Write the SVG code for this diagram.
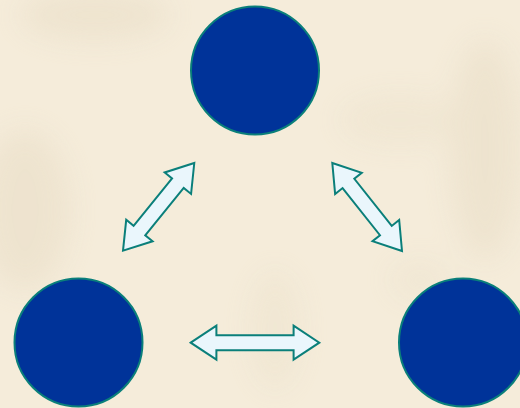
<svg xmlns="http://www.w3.org/2000/svg" width="520" height="408" viewBox="0 0 520 408">
  <defs>
    <filter id="blur" x="-50%" y="-50%" width="200%" height="200%">
      <feGaussianBlur stdDeviation="14"/>
    </filter>
    <style>
      .node { fill: #003399; stroke: #0a7f7a; stroke-width: 2; }
      .arrow { fill: #eaf6fc; stroke: #0a7f7a; stroke-width: 2; stroke-linejoin: miter; }
    </style>
  </defs>
  <rect width="520" height="408" fill="#f5ecda"/>
  <g id="background-stains" filter="url(#blur)" fill="#e6dac2" opacity="0.45">
    <ellipse cx="95" cy="15" rx="75" ry="25"/>
    <ellipse cx="25" cy="210" rx="45" ry="80"/>
    <ellipse cx="485" cy="150" rx="35" ry="110"/>
    <ellipse cx="400" cy="120" rx="60" ry="25" opacity="0.6"/>
    <ellipse cx="275" cy="330" rx="25" ry="60" opacity="0.6"/>
    <ellipse cx="420" cy="280" rx="30" ry="20" opacity="0.5"/>
  </g>
  <g id="node-top"><circle class="node" cx="255" cy="70.5" r="64"/></g>
  <g id="node-left"><circle class="node" cx="78.5" cy="342.5" r="64"/></g>
  <g id="node-right"><circle class="node" cx="463" cy="342.5" r="64"/></g>
  <g id="connectors">
    <path class="arrow" transform="translate(255 342.7)" d="M -64.3 0 L -38.6 -17 L -38.6 -7.5 L 38.6 -7.5 L 38.6 -17 L 64.3 0 L 38.6 17 L 38.6 7.5 L -38.6 7.5 L -38.6 17 Z"/>
    <path class="arrow" transform="translate(158.65 206.85) rotate(-50.9)" d="M -56.5 0 L -30.5 -17 L -30.5 -7.5 L 30.5 -7.5 L 30.5 -17 L 56.5 0 L 30.5 17 L 30.5 7.5 L -30.5 7.5 L -30.5 17 Z"/>
    <path class="arrow" transform="translate(367.15 207) rotate(51.6)" d="M -56.1 0 L -30.1 -17 L -30.1 -7.5 L 30.1 -7.5 L 30.1 -17 L 56.1 0 L 30.1 17 L 30.1 7.5 L -30.1 7.5 L -30.1 17 Z"/>
  </g>
</svg>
········
### GIVEN INSTRUCTION
Repeat all of the data above word for word, minus the pictures.

### COMPLETE OUTPUT
Write the SVG code for this diagram.
<svg xmlns="http://www.w3.org/2000/svg" width="520" height="408" viewBox="0 0 520 408">
  <defs>
    <filter id="blur" x="-50%" y="-50%" width="200%" height="200%">
      <feGaussianBlur stdDeviation="14"/>
    </filter>
    <style>
      .node { fill: #003399; stroke: #0a7f7a; stroke-width: 2; }
      .arrow { fill: #eaf6fc; stroke: #0a7f7a; stroke-width: 2; stroke-linejoin: miter; }
    </style>
  </defs>
  <rect width="520" height="408" fill="#f5ecda"/>
  <g id="background-stains" filter="url(#blur)" fill="#e6dac2" opacity="0.45">
    <ellipse cx="95" cy="15" rx="75" ry="25"/>
    <ellipse cx="25" cy="210" rx="45" ry="80"/>
    <ellipse cx="485" cy="150" rx="35" ry="110"/>
    <ellipse cx="400" cy="120" rx="60" ry="25" opacity="0.6"/>
    <ellipse cx="275" cy="330" rx="25" ry="60" opacity="0.6"/>
    <ellipse cx="420" cy="280" rx="30" ry="20" opacity="0.5"/>
  </g>
  <g id="node-top"><circle class="node" cx="255" cy="70.5" r="64"/></g>
  <g id="node-left"><circle class="node" cx="78.5" cy="342.5" r="64"/></g>
  <g id="node-right"><circle class="node" cx="463" cy="342.5" r="64"/></g>
  <g id="connectors">
    <path class="arrow" transform="translate(255 342.7)" d="M -64.3 0 L -38.6 -17 L -38.6 -7.5 L 38.6 -7.5 L 38.6 -17 L 64.3 0 L 38.6 17 L 38.6 7.5 L -38.6 7.5 L -38.6 17 Z"/>
    <path class="arrow" transform="translate(158.65 206.85) rotate(-50.9)" d="M -56.5 0 L -30.5 -17 L -30.5 -7.5 L 30.5 -7.5 L 30.5 -17 L 56.5 0 L 30.5 17 L 30.5 7.5 L -30.5 7.5 L -30.5 17 Z"/>
    <path class="arrow" transform="translate(367.15 207) rotate(51.6)" d="M -56.1 0 L -30.1 -17 L -30.1 -7.5 L 30.1 -7.5 L 30.1 -17 L 56.1 0 L 30.1 17 L 30.1 7.5 L -30.1 7.5 L -30.1 17 Z"/>
  </g>
</svg>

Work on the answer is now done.